February Economic Commentary: U.S. economy giving off mixed signals in early 2023

John Beuerlein
John Beuerlein
Chief Economist
Pohlad Companies

MINNEAPOLIS, MINNESOTA (February 8, 2023) - End of the year reports released in January showed an economy with little momentum going into the new year. A few of the early reports for January, however, suggest the economy is starting 2023 better than expected. The question is, how long will it last? The Fed’s efforts to slow down demand are bearing fruit. Most supply bottlenecks are easing as well, leading to a better balance between supply and demand that will enable inflationary pressures to continue to ease in 2023. Although inflation is slowing, the Fed is not convinced that price pressures are on a sustainable downward path and consequently has indicated that more rate increases are on the horizon.

Consumer Metrics
The December Consumer Price Index (CPI) showed year-over-year inflation at 6.5% and the year-over-year figure has now declined for six consecutive months after peaking at 9.1% in June. Additionally, on a month-to-month basis, the December reading declined for the first time since May 2020. The core CPI (excluding food and energy) eased on a year-over-year basis to 5.7%. The Producer Price Index (PPI), which provides an indication of pipeline pricing pressures, also fell in December by 0.5% – the sharpest monthly decline since April 2020. The disinflationary trend is likely to continue as the slowdown in shelter inflation will begin to register in early 2023. Nevertheless, despite the improving trend in inflation, the absolute numbers remain well above the Fed’s inflation target of 2.0%.


Retail sales fell 1.1% in December after declining 1.0% in November. Sales have declined three of the last four months and are now at the lowest level since May. Consumers are pushing back on higher prices forcing retailers to offer more discounts and promotions in order to clear inventories.

In addition to the contraction in retail sales, industrial production fell 0.8% in December following a downwardly revised decline in November of 0.6%. Housing starts were down 1.4% in December following a 1.8% decline in November. As stated earlier, the economy was clearly losing momentum heading into 2023.
Concern about the slowing economy was demonstrated in earnings reports from the big banks.
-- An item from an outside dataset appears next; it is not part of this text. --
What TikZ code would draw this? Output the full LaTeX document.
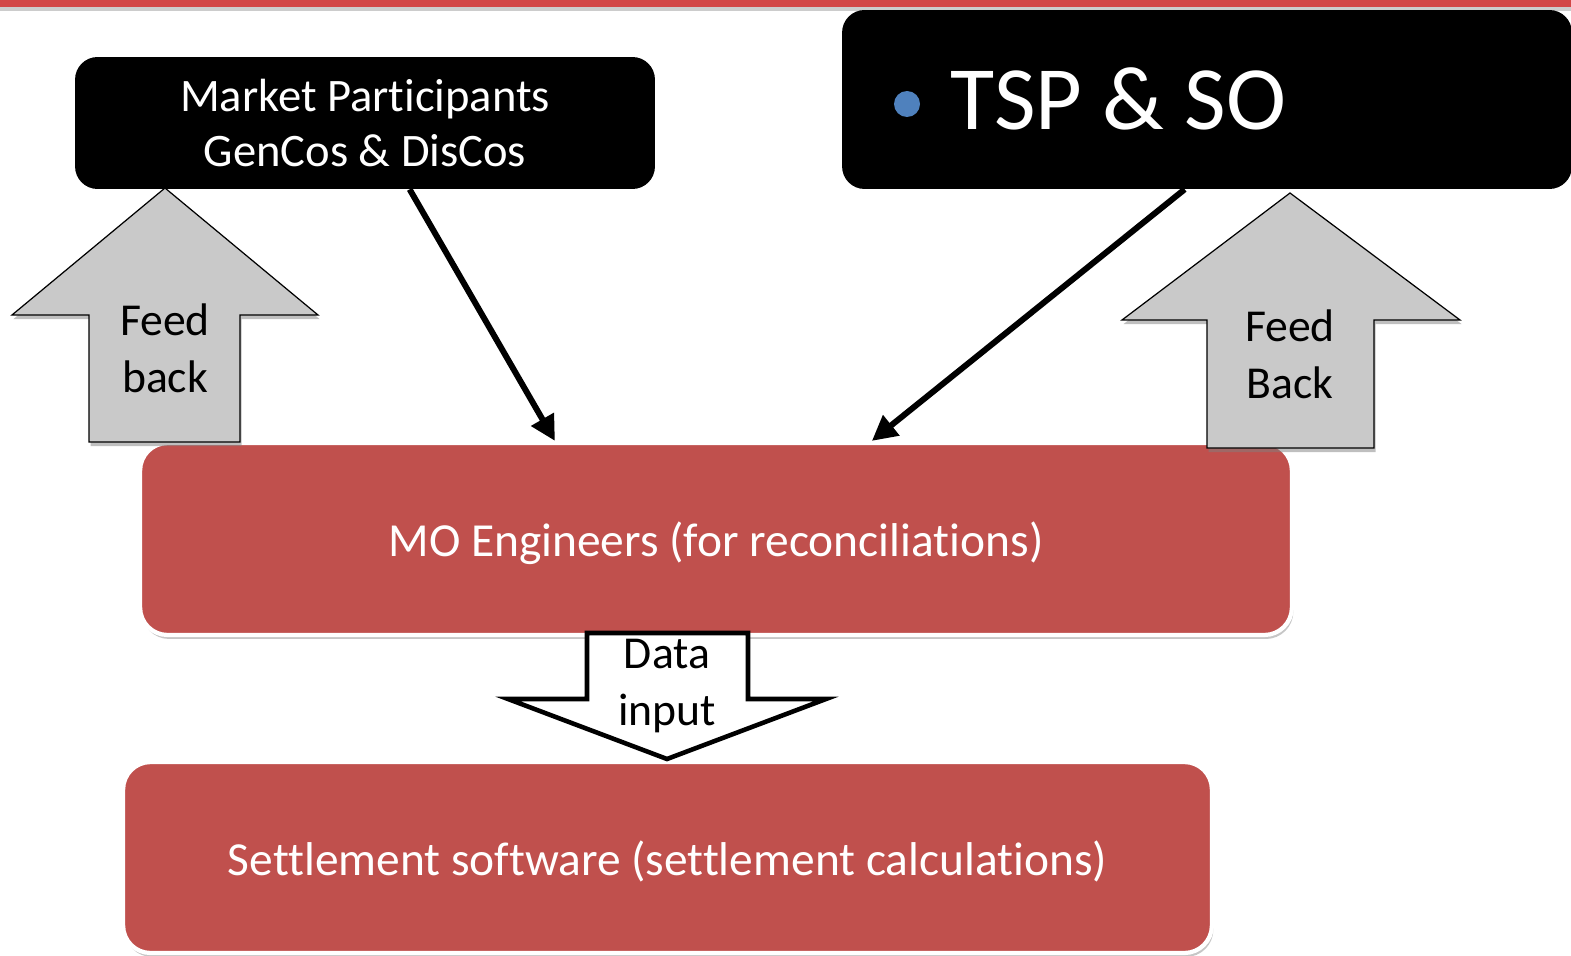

The big six banks reported that $7.2 billion has been set aside for loan loss provisions – the most since Q2 2020.

Leading Economic Indicators, Manufacturing and Service
The Leading Economic Indicators (LEI) index has now declined for 10 consecutive months and is at the lowest level since February 2021. Year-over-year, LEI is -6.0% – a reading that historically has always foreshadowed an upcoming recession.

The January ISM manufacturing index declined to the lowest reading since May 2020. Of note, the new orders index fell to 42.5 from 45.1. The new orders index has never fallen to that level without a recession following. Output has weakened as a result of four consecutive months of shrinking orders. Additionally, the manufacturing survey indicated reductions in order backlogs, better supply-chain performance, lower prices, and better inventory levels.

The other ISM index, the ISM services index, however, has provided some indication that the year may be starting on a better footing. The service sector is much bigger than the manufacturing sector and thus warrants attention. The new orders index and the business activity index of the services ISM both recorded substantial gains indicating expansion. It is too early to say whether this will be sustained, but it is one of the few positives seen recently.

Gross Domestic Product
The initial report of Q4 2022 gross domestic product (GDP) showed that the U.S. economy slowed last quarter. Real GDP grew 2.9% annualized in Q4 2022, down from 3.2% the prior quarter. The 2.9% gain was primarily due to increased inventory building, a contraction in imports, and non-defense government spending. Importantly, final sales to private domestic purchasers only increased 0.2% for 2022 as a whole. Measured from Q4 2021 to Q4 2022, real GDP increased 1.0% compared with an increase of 5.7% from Q4 2020 to Q4 2021.

The headline number in the employment report for January was much stronger than expected, but details muddy the veracity of that strength. Non-farm payrolls increased by 517,000, and the unemployment rate fell to 3.4%, the lowest level since 1969. Much of the gain in payrolls, however, is due to seasonal factors and revisions to past data. Wage growth continued to slow, dropping to 4.4% year-over-year. That is higher than desired to bring inflation down to the Fed’s target of 2.0%, but it is moving in the right direction.

Fed Funds
Finally, the Fed raised the Fed Funds policy rate by 25 basis points to between 4.50% and 4.75% at their February 1 meeting. This was a smaller increase than the 50-basis point increase in December, but any hopes of an early end to their rate hiking were dashed by their statement that ongoing increases would still be required for them to meet their goal of price stability. Weakening demand is continuing to exert downward pressure on inflation, so their goal may be achieved sooner than expected. The Fed is moving closer to a pause in their policy tightening program, but how long rates remain elevated before rate cutting is initiated is still an open question. Fed actions hold the key to the path of the economy over the coming 12 to 24 months.